Alliance will collaborate with student groups to carry out workshops, and compile and adapt resources, so students can improve their financial literacy skills while studying at Columbia. Topics may include, but are not limited to: day-to-day budgeting, taking out loans, filing taxes, choosing a credit card, or saving for the future.
Designated undergraduate student space
Alliance will work to ensure undergraduates have more access to recreational spaces by repurposing the student center and residential lounges we already have. Currently, the most popular spaces in which students gather include JJ’s Place (which requires a meal swipe to access) and Butler Library (which only exacerbates stress culture). We hope to create more opportunities for undergraduates to enjoy student spaces that are accessible, free of charge and specifically designated for fun. These will involve arcade games, movie screenings and board games in Lerner Hall and residence buildings with large lounges such as John Jay, Broadway and East Campus. Alliance’s goal is that through facilitating centralized places to hang out and relax with friends, we will be building community and helping to counter stress culture.
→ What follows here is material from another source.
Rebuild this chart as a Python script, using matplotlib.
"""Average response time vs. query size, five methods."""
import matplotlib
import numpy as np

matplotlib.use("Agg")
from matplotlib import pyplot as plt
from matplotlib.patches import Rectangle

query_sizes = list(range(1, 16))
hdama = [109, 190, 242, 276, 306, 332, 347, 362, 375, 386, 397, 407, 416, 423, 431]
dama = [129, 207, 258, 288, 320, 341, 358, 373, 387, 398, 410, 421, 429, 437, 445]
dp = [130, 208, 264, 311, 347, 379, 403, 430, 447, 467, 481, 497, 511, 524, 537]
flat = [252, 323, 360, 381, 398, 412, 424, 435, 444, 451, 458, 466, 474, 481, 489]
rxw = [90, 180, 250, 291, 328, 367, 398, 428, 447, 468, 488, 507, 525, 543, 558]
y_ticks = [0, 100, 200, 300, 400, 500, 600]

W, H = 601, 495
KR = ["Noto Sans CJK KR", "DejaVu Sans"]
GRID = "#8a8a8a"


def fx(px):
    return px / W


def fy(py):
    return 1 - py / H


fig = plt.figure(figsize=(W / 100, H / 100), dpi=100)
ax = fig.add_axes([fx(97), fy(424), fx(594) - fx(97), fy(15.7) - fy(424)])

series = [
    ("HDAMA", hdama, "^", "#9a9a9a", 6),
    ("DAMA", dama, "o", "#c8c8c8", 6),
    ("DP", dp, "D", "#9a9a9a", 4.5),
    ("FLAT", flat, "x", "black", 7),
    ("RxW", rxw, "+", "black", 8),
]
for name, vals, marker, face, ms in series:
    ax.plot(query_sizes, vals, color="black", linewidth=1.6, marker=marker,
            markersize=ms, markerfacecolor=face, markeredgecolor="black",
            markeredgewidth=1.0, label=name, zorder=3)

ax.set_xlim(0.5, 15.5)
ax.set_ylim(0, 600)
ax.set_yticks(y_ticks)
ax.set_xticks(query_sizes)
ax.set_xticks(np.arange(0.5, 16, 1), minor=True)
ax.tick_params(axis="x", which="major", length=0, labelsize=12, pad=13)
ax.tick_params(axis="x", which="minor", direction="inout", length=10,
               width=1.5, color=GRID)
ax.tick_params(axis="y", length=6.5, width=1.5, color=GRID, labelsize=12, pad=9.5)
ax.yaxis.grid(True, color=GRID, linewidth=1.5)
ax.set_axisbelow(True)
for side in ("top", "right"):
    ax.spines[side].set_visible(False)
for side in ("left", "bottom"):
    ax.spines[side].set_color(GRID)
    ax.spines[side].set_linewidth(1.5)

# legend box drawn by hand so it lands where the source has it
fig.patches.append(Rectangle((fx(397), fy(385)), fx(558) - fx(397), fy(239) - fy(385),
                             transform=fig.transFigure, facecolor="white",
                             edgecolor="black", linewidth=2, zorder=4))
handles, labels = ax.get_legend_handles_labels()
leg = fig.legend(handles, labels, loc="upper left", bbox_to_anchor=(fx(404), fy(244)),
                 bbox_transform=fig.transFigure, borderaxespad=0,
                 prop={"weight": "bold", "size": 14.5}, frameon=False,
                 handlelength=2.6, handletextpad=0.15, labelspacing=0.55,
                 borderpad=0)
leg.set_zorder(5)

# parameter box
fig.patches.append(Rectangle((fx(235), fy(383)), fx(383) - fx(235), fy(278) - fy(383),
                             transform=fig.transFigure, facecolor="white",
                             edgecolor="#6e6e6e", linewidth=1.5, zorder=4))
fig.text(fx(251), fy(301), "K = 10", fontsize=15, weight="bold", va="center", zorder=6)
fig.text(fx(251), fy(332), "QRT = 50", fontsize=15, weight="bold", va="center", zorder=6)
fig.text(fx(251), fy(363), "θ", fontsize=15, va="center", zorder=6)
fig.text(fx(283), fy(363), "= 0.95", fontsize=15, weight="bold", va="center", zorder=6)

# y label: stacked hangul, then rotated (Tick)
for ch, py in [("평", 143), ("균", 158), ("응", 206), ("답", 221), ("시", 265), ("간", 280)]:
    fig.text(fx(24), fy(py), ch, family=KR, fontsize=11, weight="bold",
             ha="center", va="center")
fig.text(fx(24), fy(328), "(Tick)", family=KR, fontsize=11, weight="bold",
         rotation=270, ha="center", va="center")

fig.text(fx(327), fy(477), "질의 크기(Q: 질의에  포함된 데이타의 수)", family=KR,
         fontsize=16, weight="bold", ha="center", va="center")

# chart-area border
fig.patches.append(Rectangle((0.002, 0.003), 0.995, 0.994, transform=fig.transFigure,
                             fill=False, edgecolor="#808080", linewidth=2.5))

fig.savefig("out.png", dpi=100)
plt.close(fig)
Fall Concert at Baker after Homecoming
Alliance hopes to collaborate with the Bacchanal Committee, the three other undergraduate VPs for Campus Life/Student Life, JCCC and the Columbia administration to organize a fall concert for undergraduates at the Baker Athletics Complex to take place after the Homecoming football game. This will generate greater student interest in the Homecoming game, and will make the weekend a real occasion for the wider undergraduate population at Columbia, rather than just those interested in athletics.
Two Campus Life events each week
Alliance aims to hold at least two events each week in the 2017/18 academic year. While this will require more appointed representatives to the CCSC Campus Life Committee, this is a goal that remains attainable. Traditional, large scale events such as Homecoming, Glasshouse Rocks and College Days will be supplemented by new events designed to foster a greater sense of community, which will be held on a regular basis like water balloon fights, yoga on the lawns, and ping-pong competitions.
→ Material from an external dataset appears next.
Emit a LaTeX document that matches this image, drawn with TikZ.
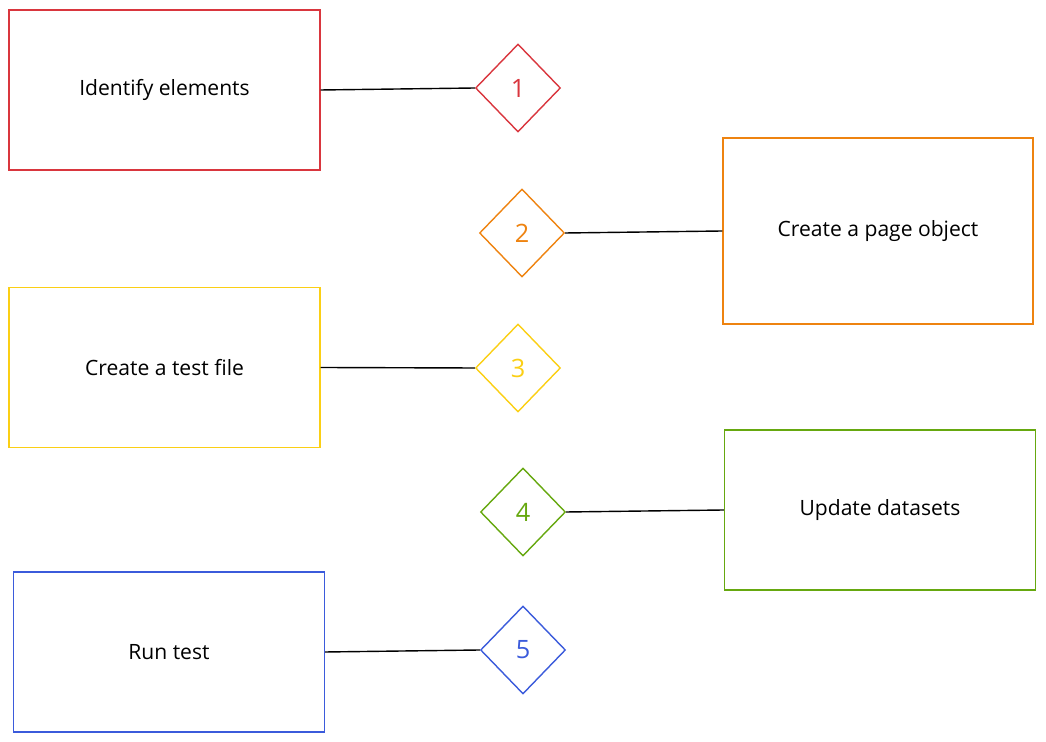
\documentclass[tikz,border=0pt]{standalone}
\usepackage{fontspec}
\setmainfont{Open Sans}
\usepackage{tikz}
\usetikzlibrary{calc, shapes.geometric}

\definecolor{stepred}{HTML}{D9363E}
\definecolor{steporange}{HTML}{EE8310}
\definecolor{stepyellow}{HTML}{FBCF14}
\definecolor{stepgreen}{HTML}{66A80F}
\definecolor{stepblue}{HTML}{3B5BDB}

\tikzset{
	stepbox/.style={draw=#1, line width=0.8pt, rectangle, minimum width=6.22cm, minimum height=3.2cm, font=\large, text=black},
	stepnum/.style={draw=#1, text=#1, line width=0.8pt, diamond, minimum width=1.7cm, minimum height=1.76cm, inner sep=0pt, font=\Large},
	link/.style={line width=0.8pt, black}
}

\begin{document}
\begin{tikzpicture}[x=0.02cm, y=-0.02cm]
						\useasboundingbox (0,0) rectangle (1046,742);
						
						\node (box1) at (164.5,90) [stepbox=stepred] {Identify elements};
						\node (num1) at (518,88) [stepnum=stepred] {1};
						\draw[link] (box1.east) -- (num1.west);
						
						\node (box2) at (878,231) [stepbox=steporange, minimum width=6.2cm, minimum height=3.72cm] {Create a page object};
						\node (num2) at (522,233) [stepnum=steporange] {2};
						\draw[link] (num2.east) -- (box2.west);
						
						\node (box3) at (164.5,367.5) [stepbox=stepyellow] {Create a test file};
						\node (num3) at (518,368) [stepnum=stepyellow] {3};
						\draw[link] (box3.east) -- (num3.west);
						
						\node (box4) at (880,510) [stepbox=stepgreen] {Update datasets};
						\node (num4) at (523,512) [stepnum=stepgreen] {4};
						\draw[link] (num4.east) -- (box4.west);
						
						\node (box5) at (169,652) [stepbox=stepblue] {Run test};
						\node (num5) at (523,650) [stepnum=stepblue] {5};
						\draw[link] (box5.east) -- (num5.west);
					\end{tikzpicture}
\end{document}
Facilitating Administrative Transparency
Alliance will work to ensure transparency from the administration and its services. We aim to make students feel heard and accounted for by pushing administrators to interact frequently and directly with student leaders and to provide rigorous justification for wide-reaching policy changes. In the face of the evolving political climate, Alliance is additionally committed to the clarity of resources, specifically stances and tangible support systems for international and minority students.
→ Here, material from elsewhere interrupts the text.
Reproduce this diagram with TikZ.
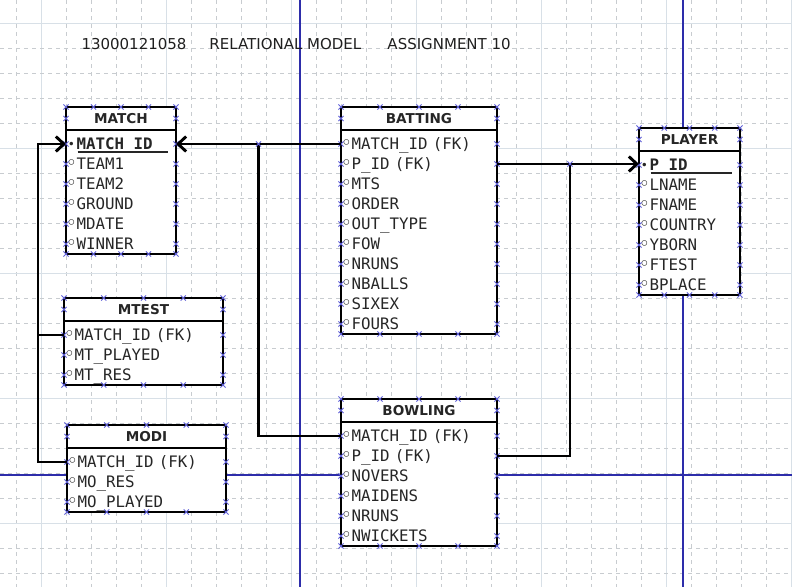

Funding at Columbia University Transparency
We will also work to ensure that the Funding at Columbia University (F@CU) process, wherein all student groups and class councils receive funding allocations from the student activities fee, is more clear to the general student body. Alliance hopes to make this information more readily accessible to all students both to understand and engage.
Uplifting Student Voices
Student voices are often lost among the institutional processes required to enact change, yet Alliance is committed to overturning this barrier. We will work to provide students outside of student council access to forums and discussions with administrators, including open Town Hall meetings with Deans across departments. Alliance seeks to provide easy access to open conversations surrounding policy and cultural issues on campus. These forums will uplift the voices of student organizations and communities while instilling a feeling of administrative accessibility in every Columbia student.
I'm Nathan, a junior from the Boston area studying MESAAS and Econ. I’ve been working on building community at Columbia since Freshman year, starting as an appointed rep and working my way towards my current position as VP Campus Life. I’ve enjoyed working from a programmatic perspective to enhance the community experience here, both through my current position and as McBain Hall Council President last year, and hope to expand my reach by tackling issues from a systematic and policy-focused perspective. I’m a proud member of the Advisory Board for the Undergraduate Recruitment Committee, COÖP, and the Columbia Bartending Agency.
I’m Nicole, a junior from the DC area studying Linguistics. I have been working on policy since coming to Columbia, with projects like shadow declaring for first-year students to connect with departments earlier and recurring appointments for first-generation students at the Writing Center. As current President, I have been working on improving the engagement level of the Global Core, setting up a travel fund for student groups, and allowing double majors to double count classes. I’m proud to have also been a part of the Activities Board at Columbia, the Undergraduate Recruitment Committee and Alpha Omicron Pi alongside CCSC.
I’m Alex Cedar, a sophomore from London, UK, studying Film Studies and Political Science. I have served as an elected representative for CC’19 on CCSC for the past academic year, and I am currently a member of the Campus Life committee under Nathan. I took a leading role in organizing events such as Homecoming, College Days and the Tree Lighting Ceremony and really hope I can build on this experience and bring some of my new ideas next year, to the role of VP Campus Life! Away from council, I am proud to be a current member and former Co-Head of Third Wheel Improv.
I’m Heloise, and I’m a junior in CC studying Economics-Mathematics with a concentration in Russian Language & Culture. I joined student council as an appointed member during my freshman year, and was later elected class representative the following year. During that time, I sat on the Finance Committee, working primarily with Student Project Grants and Bacchanal. In my free time, I love to dance, eat, and explore NYC (and am also a proud member of Delta Gamma and One-to-One Tutoring!!).
I’m Sreya Pinnamaneni, a first-year in CC studying History from Orlando. I’m interested in political analysis, writing for Columbia Undergrad Law Review, Columbia Political Review, and Roosevelt. I’m also driven by the appeal of campus service: I teach sexual consent through Peer Health Exchange, develop curriculums for Youth for Debate, and am a member of CU Food Bank, Gender-Based Misconduct Prevention Task Force, and Kappa Alpha Theta. Each of these organizations has exposed me to diverse student voices. As VP Communications, I hope to create bottom-up change on campus.